What you will do:
Reproduce the section of the listing that begins at the line containing "Generate a web" and finishes at the line containing "height = 579;". Include both end lines and nothing beyond them.

....................

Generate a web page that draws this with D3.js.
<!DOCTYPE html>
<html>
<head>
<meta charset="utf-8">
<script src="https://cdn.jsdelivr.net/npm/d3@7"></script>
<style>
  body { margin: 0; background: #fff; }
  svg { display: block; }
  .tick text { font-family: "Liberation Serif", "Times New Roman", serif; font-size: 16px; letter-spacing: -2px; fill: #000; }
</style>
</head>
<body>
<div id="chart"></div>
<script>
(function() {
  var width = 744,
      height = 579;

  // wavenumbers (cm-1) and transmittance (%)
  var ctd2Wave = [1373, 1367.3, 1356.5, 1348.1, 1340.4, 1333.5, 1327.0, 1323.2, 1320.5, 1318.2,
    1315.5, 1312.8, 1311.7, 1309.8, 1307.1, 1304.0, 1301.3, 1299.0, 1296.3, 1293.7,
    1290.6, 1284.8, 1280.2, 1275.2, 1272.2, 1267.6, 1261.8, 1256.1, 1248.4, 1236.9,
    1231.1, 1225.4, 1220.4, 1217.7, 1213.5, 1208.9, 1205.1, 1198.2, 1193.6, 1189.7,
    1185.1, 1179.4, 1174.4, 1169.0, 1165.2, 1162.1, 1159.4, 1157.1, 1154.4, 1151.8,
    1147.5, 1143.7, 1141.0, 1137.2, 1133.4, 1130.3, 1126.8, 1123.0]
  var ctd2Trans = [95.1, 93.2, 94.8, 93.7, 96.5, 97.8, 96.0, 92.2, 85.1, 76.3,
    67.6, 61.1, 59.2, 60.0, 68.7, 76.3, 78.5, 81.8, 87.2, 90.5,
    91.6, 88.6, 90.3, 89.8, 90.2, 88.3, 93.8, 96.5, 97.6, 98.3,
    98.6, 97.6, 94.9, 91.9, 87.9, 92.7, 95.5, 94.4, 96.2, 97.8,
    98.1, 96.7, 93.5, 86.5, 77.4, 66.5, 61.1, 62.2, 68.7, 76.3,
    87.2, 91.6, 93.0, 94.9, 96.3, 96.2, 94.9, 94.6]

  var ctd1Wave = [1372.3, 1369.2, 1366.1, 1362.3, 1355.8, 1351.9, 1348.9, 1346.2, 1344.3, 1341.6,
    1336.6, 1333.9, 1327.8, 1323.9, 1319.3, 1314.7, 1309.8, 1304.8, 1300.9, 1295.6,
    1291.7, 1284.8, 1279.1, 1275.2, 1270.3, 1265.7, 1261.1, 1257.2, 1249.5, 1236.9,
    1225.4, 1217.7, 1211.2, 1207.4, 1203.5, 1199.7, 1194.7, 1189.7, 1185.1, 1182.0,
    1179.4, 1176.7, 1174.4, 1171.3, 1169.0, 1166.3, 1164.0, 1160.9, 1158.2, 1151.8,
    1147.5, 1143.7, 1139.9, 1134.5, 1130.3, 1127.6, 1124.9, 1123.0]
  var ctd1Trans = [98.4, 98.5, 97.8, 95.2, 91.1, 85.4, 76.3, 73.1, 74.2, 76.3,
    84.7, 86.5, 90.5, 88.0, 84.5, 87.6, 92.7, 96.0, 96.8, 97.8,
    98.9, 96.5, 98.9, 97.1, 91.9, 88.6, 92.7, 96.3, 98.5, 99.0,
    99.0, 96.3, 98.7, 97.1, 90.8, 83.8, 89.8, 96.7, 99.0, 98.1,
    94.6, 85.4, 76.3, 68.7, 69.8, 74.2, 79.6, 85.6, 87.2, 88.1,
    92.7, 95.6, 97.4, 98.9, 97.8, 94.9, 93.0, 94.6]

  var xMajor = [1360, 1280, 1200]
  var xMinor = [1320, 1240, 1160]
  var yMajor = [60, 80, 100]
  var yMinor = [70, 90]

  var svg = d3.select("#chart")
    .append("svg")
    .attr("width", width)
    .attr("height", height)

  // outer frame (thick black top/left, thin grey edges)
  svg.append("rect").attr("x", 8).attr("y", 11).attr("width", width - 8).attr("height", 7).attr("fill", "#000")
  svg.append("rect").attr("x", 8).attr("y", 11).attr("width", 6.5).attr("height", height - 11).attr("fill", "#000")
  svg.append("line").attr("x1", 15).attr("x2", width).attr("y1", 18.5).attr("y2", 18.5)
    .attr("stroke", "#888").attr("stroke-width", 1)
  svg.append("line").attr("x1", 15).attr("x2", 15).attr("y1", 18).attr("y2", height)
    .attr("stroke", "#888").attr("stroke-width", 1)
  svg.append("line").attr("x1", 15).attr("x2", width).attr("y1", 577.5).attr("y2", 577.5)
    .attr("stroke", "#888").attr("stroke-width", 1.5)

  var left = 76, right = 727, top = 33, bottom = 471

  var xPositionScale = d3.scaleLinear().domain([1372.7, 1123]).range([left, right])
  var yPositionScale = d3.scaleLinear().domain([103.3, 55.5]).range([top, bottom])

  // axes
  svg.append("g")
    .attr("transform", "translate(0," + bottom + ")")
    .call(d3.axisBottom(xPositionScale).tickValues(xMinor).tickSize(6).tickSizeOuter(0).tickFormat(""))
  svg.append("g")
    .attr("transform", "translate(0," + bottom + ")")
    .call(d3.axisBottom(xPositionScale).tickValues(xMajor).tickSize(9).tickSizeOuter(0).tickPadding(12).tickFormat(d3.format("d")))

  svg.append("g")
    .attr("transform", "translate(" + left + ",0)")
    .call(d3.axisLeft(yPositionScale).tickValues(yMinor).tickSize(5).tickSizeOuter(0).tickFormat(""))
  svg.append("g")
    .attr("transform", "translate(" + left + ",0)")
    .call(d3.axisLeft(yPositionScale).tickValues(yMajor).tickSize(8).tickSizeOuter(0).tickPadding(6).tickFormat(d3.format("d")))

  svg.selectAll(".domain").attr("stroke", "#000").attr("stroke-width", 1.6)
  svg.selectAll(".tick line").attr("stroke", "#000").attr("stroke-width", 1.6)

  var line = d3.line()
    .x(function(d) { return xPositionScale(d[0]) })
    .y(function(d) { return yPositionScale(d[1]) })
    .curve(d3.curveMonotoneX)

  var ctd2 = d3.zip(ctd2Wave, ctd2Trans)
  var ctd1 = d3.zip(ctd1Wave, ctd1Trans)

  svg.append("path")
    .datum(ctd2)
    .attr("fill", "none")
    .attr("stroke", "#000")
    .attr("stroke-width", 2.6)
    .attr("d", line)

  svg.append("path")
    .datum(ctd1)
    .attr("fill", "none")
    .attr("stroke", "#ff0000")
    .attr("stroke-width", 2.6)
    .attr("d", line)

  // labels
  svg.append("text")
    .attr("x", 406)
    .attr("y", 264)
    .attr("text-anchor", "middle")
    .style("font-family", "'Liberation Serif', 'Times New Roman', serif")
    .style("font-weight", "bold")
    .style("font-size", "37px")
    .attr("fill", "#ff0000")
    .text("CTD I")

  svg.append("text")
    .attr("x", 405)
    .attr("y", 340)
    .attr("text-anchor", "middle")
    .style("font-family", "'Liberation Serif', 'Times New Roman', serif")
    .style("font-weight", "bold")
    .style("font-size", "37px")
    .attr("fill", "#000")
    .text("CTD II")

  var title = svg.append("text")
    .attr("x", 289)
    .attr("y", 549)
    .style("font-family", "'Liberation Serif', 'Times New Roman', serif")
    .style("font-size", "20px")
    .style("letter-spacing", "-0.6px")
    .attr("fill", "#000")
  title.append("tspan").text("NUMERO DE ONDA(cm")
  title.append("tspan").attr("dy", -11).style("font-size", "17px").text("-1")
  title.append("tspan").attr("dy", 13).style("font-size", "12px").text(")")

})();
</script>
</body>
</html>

....................

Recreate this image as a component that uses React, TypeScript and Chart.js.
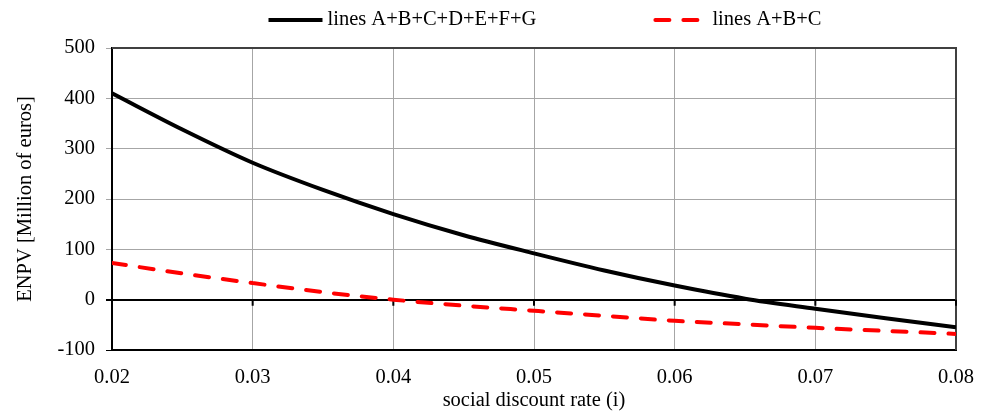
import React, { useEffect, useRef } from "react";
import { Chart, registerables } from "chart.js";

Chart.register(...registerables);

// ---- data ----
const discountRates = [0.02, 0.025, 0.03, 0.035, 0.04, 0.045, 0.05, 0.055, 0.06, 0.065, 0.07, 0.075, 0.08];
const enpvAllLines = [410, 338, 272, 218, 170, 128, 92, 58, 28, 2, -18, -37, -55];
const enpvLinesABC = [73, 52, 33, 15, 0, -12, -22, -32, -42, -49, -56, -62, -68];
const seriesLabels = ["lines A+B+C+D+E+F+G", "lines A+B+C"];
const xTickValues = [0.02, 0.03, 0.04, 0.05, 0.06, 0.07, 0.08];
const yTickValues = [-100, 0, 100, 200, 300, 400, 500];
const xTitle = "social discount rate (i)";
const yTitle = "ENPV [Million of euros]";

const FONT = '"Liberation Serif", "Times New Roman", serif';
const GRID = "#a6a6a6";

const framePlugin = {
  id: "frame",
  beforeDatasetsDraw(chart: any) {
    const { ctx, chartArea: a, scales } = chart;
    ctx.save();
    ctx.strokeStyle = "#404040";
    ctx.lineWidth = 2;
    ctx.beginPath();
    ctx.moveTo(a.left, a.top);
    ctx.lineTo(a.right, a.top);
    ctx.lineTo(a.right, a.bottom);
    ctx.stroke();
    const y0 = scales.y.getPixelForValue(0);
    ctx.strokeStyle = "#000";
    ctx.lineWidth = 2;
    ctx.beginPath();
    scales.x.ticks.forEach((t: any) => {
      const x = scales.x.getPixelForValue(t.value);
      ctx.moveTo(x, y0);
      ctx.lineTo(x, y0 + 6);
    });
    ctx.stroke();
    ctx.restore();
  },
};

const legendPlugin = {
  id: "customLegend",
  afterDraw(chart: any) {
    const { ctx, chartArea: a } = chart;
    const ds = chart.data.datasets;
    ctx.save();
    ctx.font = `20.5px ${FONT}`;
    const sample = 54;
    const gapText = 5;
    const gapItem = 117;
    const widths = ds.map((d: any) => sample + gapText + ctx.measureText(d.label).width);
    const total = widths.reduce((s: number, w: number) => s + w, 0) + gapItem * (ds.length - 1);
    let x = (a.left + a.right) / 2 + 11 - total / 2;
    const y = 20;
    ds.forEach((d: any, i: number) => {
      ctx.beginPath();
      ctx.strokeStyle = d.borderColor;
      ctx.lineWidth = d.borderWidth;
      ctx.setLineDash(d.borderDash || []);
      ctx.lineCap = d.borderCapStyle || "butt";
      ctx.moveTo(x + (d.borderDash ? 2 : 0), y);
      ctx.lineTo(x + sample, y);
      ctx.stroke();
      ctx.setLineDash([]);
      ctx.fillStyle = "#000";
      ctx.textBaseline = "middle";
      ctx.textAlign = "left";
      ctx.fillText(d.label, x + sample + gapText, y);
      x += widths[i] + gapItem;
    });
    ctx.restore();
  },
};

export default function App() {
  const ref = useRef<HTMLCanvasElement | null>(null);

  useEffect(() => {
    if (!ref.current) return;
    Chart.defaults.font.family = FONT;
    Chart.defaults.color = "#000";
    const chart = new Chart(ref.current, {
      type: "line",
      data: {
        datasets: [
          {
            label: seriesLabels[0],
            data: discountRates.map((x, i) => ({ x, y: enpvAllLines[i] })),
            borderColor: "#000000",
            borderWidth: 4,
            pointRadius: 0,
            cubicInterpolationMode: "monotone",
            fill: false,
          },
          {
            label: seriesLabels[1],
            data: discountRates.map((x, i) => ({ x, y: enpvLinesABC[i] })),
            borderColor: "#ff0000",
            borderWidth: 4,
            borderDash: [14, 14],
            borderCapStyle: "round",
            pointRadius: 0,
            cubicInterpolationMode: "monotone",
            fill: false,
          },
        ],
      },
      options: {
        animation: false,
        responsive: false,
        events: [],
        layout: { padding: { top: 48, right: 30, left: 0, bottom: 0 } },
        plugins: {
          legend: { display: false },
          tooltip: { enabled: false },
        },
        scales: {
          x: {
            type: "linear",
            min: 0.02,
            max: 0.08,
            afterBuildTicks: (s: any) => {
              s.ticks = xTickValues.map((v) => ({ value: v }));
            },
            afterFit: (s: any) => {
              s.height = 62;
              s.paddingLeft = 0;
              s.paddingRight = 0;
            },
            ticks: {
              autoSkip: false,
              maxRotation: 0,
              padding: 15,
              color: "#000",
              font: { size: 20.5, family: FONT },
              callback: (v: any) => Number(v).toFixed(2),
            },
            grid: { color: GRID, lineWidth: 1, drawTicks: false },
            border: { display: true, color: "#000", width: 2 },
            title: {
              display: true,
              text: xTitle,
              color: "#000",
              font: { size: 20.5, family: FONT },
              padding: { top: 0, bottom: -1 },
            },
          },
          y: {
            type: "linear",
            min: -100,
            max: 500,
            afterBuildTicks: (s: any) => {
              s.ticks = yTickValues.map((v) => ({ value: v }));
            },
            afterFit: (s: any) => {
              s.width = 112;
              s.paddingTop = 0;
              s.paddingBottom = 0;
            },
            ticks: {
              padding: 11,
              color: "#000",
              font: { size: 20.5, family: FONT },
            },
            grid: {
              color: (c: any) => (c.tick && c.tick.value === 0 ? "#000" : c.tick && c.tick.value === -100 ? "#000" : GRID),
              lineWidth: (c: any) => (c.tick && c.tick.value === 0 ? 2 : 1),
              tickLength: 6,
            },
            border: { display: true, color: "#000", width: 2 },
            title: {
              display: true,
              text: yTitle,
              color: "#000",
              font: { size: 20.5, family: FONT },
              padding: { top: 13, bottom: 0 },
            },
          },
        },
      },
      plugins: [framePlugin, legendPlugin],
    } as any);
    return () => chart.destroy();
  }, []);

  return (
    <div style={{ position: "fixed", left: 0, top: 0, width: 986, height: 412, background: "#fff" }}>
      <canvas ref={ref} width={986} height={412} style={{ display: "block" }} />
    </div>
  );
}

....................

Worked solution:
Generate a web page that draws this with D3.js.
<!DOCTYPE html>
<html>
<head>
<meta charset="utf-8">
<script src="https://cdn.jsdelivr.net/npm/d3@7"></script>
<style>
  body { margin: 0; background: #fff; }
  svg { display: block; }
  .tick text { font-family: "Liberation Serif", "Times New Roman", serif; font-size: 16px; letter-spacing: -2px; fill: #000; }
</style>
</head>
<body>
<div id="chart"></div>
<script>
(function() {
  var width = 744,
      height = 579;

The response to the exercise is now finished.